▶ [WHAT THE EXERCISE ASKS]: Your task is to copy the listing exactly, with the pictures left out.

(Entries with chart source code)
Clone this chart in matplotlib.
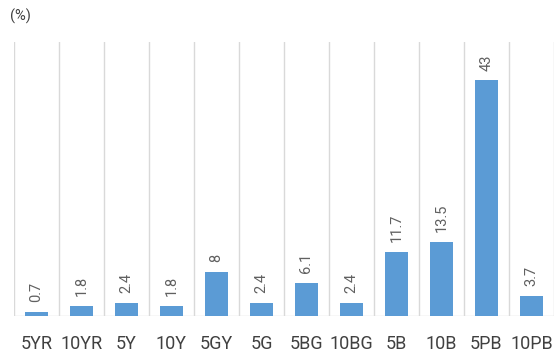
import matplotlib.pyplot as plt

plt.rcParams['font.family'] = ['Roboto', 'DejaVu Sans']

# Hue categories and their shares (%)
categories = ['5YR', '10YR', '5Y', '10Y', '5GY', '5G', '5BG', '10BG', '5B', '10B', '5PB', '10PB']
values = [0.7, 1.8, 2.4, 1.8, 8, 2.4, 6.1, 2.4, 11.7, 13.5, 43, 3.7]

fig = plt.figure(figsize=(5.6, 3.57), dpi=100)
ax = fig.add_axes([0.025, 0.115, 0.964, 0.767])

x = range(len(categories))
bars = ax.bar(x, values, width=0.5, color='#5b9bd5', zorder=3)

# value labels, rotated above each bar
for xi, v in zip(x, values):
    ax.annotate(f'{v:g}', (xi, v), xytext=(0, 7), textcoords='offset points',
                rotation=90, ha='center', va='bottom', fontsize=10.5, color='#606060')

ax.set_xlim(-0.5, len(categories) - 0.5)
ax.set_ylim(0, 50)

# vertical separators between categories
for b in range(len(categories) + 1):
    ax.axvline(b - 0.5, color='#d9d9d9', lw=1, zorder=1)
ax.axhline(0, color='#d9d9d9', lw=1, zorder=2)

ax.set_xticks(list(x))
ax.set_xticklabels(categories, fontsize=13, color='#404040')
ax.tick_params(axis='x', length=0, pad=14)
ax.set_yticks([])
for s in ax.spines.values():
    s.set_visible(False)

fig.text(0.018, 0.955, '(%)', fontsize=10.5, color='#404040', va='center', ha='left')

fig.savefig('out.png', dpi=100)
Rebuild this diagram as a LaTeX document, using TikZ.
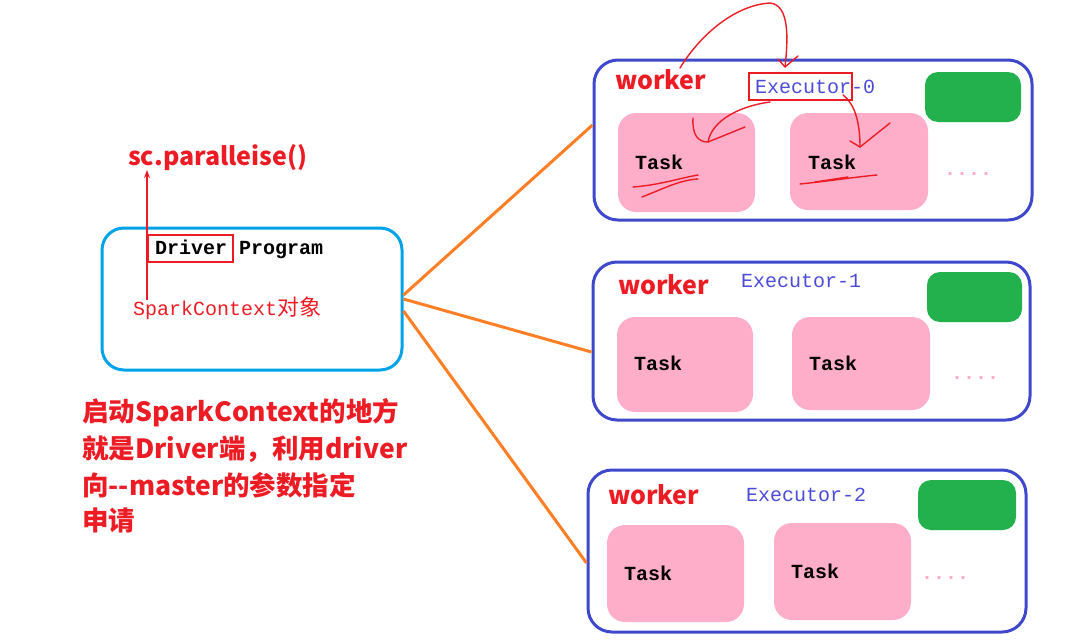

▶ [SOLUTION TO THIS EXERCISE]:
Clone this chart in matplotlib.
import matplotlib.pyplot as plt

plt.rcParams['font.family'] = ['Roboto', 'DejaVu Sans']

# Hue categories and their shares (%)
categories = ['5YR', '10YR', '5Y', '10Y', '5GY', '5G', '5BG', '10BG', '5B', '10B', '5PB', '10PB']
values = [0.7, 1.8, 2.4, 1.8, 8, 2.4, 6.1, 2.4, 11.7, 13.5, 43, 3.7]

fig = plt.figure(figsize=(5.6, 3.57), dpi=100)
ax = fig.add_axes([0.025, 0.115, 0.964, 0.767])

x = range(len(categories))
bars = ax.bar(x, values, width=0.5, color='#5b9bd5', zorder=3)

# value labels, rotated above each bar
for xi, v in zip(x, values):
    ax.annotate(f'{v:g}', (xi, v), xytext=(0, 7), textcoords='offset points',
                rotation=90, ha='center', va='bottom', fontsize=10.5, color='#606060')

ax.set_xlim(-0.5, len(categories) - 0.5)
ax.set_ylim(0, 50)

# vertical separators between categories
for b in range(len(categories) + 1):
    ax.axvline(b - 0.5, color='#d9d9d9', lw=1, zorder=1)
ax.axhline(0, color='#d9d9d9', lw=1, zorder=2)

ax.set_xticks(list(x))
ax.set_xticklabels(categories, fontsize=13, color='#404040')
ax.tick_params(axis='x', length=0, pad=14)
ax.set_yticks([])
for s in ax.spines.values():
    s.set_visible(False)

fig.text(0.018, 0.955, '(%)', fontsize=10.5, color='#404040', va='center', ha='left')

fig.savefig('out.png', dpi=100)
Rebuild this diagram as a LaTeX document, using TikZ.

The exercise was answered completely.